Tribal sovereign immunity, Perluss said, will apply to off-reservation commercial conduct if the predicates for such immunity are met. He distinguished cases holding that states may regulate tribal commercial activities occurring on nontribal lands.
Those cases, the presiding justice explained, concerned preemption, not sovereign immunity. The U.S. Supreme Court, Perluss noted, has recognized that “[t]here is a difference between the right to demand compliance with state laws and the means available to enforce them.”
Tenth Amendment
Nor, Perluss said, will the Tenth Amendment override the tribes’ immunity from actions to enforce lending laws. Such actions, he said, are distinguishable from those of the type discussed by the Supreme Court in Agua Caliente Band of Cahuilla Indians v. Superior Court (2006) 40 Cal.4th 239.

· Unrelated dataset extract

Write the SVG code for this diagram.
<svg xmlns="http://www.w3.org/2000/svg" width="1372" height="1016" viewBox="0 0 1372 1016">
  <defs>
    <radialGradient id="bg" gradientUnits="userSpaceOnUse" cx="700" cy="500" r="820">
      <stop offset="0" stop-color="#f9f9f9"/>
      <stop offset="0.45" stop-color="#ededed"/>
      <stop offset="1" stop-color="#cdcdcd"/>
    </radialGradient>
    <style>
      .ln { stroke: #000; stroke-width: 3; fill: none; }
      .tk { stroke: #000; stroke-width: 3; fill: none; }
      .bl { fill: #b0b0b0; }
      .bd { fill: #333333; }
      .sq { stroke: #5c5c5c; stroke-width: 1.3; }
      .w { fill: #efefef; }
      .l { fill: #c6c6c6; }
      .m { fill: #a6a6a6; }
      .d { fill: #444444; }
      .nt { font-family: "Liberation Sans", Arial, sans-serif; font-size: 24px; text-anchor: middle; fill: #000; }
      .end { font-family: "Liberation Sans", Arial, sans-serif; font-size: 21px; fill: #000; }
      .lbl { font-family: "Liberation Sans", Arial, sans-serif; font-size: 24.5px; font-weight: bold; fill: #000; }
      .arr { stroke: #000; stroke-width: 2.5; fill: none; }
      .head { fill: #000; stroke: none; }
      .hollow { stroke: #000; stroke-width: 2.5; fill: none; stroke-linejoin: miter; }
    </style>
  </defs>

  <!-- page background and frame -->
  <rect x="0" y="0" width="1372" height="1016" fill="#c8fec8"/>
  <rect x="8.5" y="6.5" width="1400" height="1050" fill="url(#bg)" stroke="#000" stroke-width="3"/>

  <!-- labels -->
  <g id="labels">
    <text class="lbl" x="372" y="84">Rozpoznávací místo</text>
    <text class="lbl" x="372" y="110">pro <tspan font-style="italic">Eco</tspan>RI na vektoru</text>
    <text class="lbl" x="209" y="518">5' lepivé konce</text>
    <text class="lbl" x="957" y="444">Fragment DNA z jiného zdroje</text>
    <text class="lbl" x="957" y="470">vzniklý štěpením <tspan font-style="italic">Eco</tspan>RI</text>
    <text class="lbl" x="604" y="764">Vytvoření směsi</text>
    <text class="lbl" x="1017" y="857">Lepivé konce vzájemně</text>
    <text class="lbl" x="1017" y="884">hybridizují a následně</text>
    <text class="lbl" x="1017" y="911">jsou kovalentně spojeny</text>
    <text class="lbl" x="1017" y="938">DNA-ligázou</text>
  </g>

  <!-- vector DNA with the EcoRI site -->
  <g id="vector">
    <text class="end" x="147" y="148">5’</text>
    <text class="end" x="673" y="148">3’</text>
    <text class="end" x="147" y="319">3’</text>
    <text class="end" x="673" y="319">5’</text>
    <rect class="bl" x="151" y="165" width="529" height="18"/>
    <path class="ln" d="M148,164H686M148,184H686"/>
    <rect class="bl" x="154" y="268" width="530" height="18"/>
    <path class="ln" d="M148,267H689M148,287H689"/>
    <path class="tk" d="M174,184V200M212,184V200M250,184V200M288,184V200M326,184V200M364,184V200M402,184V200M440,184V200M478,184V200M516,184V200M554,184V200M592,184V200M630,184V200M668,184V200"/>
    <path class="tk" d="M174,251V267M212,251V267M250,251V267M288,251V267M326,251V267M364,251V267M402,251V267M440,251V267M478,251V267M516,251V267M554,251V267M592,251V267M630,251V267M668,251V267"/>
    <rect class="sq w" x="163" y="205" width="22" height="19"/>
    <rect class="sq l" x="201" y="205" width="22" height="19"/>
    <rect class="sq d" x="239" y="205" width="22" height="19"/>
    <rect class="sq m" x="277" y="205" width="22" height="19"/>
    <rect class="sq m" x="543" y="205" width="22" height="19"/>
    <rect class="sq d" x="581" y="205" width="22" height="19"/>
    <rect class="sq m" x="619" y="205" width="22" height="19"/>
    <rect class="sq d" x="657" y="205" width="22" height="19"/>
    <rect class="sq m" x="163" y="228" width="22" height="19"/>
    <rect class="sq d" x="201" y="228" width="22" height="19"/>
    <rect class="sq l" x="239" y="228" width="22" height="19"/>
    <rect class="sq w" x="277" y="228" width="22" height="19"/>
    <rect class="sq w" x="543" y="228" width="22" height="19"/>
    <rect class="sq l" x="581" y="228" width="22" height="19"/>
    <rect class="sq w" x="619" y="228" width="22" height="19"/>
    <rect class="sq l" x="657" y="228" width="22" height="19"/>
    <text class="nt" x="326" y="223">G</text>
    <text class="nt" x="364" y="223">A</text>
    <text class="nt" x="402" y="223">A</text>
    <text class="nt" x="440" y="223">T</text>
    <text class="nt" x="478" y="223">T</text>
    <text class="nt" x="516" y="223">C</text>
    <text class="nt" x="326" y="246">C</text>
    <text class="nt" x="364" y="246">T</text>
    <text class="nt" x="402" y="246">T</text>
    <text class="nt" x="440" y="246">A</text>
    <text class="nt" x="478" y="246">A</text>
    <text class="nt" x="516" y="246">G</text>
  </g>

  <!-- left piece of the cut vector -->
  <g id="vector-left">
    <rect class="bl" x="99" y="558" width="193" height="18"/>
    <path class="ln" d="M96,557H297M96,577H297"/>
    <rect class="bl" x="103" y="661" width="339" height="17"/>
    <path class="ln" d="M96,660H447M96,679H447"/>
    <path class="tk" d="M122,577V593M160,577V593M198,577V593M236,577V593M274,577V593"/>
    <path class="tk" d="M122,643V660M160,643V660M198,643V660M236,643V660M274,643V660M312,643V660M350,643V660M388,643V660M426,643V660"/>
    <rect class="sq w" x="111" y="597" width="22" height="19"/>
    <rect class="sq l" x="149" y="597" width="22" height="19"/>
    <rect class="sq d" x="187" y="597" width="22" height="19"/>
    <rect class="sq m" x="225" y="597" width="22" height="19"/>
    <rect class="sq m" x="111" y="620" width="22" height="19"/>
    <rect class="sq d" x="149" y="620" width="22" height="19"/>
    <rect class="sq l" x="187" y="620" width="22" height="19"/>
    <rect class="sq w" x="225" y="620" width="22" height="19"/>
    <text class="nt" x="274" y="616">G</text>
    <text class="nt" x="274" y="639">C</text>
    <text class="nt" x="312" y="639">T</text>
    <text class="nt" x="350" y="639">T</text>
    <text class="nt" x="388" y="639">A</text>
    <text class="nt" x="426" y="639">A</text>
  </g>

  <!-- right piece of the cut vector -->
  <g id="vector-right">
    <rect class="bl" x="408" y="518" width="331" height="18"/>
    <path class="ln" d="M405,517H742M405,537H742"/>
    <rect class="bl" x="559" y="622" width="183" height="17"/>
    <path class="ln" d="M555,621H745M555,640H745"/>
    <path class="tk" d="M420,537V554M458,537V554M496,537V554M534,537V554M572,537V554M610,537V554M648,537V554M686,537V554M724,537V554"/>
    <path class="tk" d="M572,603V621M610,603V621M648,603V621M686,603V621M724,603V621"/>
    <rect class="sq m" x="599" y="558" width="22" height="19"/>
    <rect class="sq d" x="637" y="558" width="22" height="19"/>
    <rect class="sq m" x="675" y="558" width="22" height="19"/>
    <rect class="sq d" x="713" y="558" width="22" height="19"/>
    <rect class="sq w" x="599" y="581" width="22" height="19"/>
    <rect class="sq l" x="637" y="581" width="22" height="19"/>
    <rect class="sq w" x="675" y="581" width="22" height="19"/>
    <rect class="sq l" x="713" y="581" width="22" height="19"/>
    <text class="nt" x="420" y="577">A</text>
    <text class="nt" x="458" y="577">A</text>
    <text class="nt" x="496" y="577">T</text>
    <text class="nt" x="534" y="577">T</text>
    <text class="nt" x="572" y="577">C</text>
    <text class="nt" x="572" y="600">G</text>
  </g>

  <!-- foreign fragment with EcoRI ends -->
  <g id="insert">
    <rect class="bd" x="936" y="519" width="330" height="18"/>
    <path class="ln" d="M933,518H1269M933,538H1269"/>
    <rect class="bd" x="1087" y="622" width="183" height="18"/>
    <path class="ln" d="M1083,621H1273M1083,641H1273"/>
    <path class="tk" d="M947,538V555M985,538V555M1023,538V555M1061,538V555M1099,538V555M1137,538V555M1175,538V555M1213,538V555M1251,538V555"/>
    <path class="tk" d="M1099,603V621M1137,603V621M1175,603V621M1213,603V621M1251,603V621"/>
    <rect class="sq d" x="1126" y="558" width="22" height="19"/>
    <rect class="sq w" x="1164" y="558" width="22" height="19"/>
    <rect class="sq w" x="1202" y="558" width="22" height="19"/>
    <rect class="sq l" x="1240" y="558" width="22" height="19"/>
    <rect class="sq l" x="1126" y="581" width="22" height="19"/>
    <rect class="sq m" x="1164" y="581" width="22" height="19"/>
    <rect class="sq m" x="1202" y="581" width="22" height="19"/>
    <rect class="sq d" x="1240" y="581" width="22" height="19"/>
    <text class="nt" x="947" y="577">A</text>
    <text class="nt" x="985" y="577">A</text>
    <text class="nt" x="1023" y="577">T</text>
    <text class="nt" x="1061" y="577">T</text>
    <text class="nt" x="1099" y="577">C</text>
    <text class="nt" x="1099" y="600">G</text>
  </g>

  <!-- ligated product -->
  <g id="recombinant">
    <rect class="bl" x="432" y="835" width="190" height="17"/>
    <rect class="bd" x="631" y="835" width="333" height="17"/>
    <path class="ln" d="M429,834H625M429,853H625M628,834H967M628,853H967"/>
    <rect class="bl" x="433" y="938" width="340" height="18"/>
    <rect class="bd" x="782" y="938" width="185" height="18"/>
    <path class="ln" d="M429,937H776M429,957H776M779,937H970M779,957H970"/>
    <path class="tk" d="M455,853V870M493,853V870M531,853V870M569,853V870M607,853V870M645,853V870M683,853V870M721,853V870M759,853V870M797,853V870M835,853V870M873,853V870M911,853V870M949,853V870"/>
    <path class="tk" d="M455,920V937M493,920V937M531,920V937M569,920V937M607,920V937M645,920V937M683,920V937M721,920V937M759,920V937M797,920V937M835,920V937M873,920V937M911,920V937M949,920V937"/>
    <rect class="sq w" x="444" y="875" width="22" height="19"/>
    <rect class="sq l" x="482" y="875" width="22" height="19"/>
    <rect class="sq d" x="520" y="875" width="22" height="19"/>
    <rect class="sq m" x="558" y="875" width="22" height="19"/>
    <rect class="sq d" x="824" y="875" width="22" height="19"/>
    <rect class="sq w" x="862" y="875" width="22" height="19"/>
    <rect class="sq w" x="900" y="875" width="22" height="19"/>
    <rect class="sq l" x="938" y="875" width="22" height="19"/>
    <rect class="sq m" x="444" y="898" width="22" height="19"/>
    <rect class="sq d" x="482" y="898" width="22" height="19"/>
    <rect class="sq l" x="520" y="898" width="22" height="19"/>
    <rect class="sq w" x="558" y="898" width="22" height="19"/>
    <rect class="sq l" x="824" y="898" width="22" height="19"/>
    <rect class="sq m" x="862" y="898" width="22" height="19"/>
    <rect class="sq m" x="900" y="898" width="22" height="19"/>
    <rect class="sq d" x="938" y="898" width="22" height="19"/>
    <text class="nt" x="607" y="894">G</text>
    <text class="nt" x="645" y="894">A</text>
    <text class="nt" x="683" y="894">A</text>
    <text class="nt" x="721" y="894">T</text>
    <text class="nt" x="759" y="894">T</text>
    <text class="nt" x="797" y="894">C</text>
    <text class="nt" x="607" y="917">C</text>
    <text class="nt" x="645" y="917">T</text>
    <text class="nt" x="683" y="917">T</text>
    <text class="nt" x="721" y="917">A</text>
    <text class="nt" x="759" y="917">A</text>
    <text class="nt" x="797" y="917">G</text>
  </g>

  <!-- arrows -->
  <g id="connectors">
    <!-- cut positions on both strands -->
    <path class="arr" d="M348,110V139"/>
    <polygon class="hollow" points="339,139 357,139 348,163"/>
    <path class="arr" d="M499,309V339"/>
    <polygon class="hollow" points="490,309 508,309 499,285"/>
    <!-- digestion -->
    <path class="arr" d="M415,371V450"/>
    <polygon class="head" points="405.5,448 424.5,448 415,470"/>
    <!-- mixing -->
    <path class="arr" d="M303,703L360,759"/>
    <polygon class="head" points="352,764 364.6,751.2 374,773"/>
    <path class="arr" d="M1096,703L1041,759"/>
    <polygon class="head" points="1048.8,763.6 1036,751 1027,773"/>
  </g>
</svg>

In Agua Caliente, the state high court said the state had a right to enforce campaign contribution reporting laws in administrative proceedings against Indian tribes. The court said the case involved “unique circumstances” and that the peoples’ right to a republican form of government, as well as the reservation of rights by the states under the Tenth Amendment, allow the state to insist that tribes obey the same regulations as other donors.
That ruling is limited to the unique field of campaign reform and does not, Perluss wrote, permit “a broad abrogation of the doctrine of tribal sovereign immunity.”
Perluss acknowledged that the expansion of tribal commercial enterprises may call into question the justification for the broad application of sovereign immunity. But such policy judgments are left to Congress and not to the state courts, he declared.
He went on to note that the “sue and be sued” clause in the Miami resolution was specifically limited “to the extent of the specific terms of the applicable contract or obligation,” and that the arbitration clauses in the loan agreements were similarly limited to specific transactions and were not broad waivers of sovereign immunity that would permit a consumer protection action by the state.
The presiding justice did, however, take note of the department’s argument, based on evidence it claimed to have discovered after the injunction was issued, that the loan companies were actually independent of the tribes but were involved in a “rent-a-tribe” scheme created solely to avoid complying with the lending laws.
Such evidence, Perluss said, should properly be considered by the trial judge in order to determine whether the companies are truly arms of the tribe. Past Court of Appeal decisions, he noted, have established criteria for resolving that issue, “including whether the tribe and the entities are closely linked in governing structure and characteristics and whether federal policies intended to promote Indian tribal autonomy are furthered by extension of immunity to the business entity.”
The case is Ameriloan v. Superior Court (People), 08 S.O.S. 6711.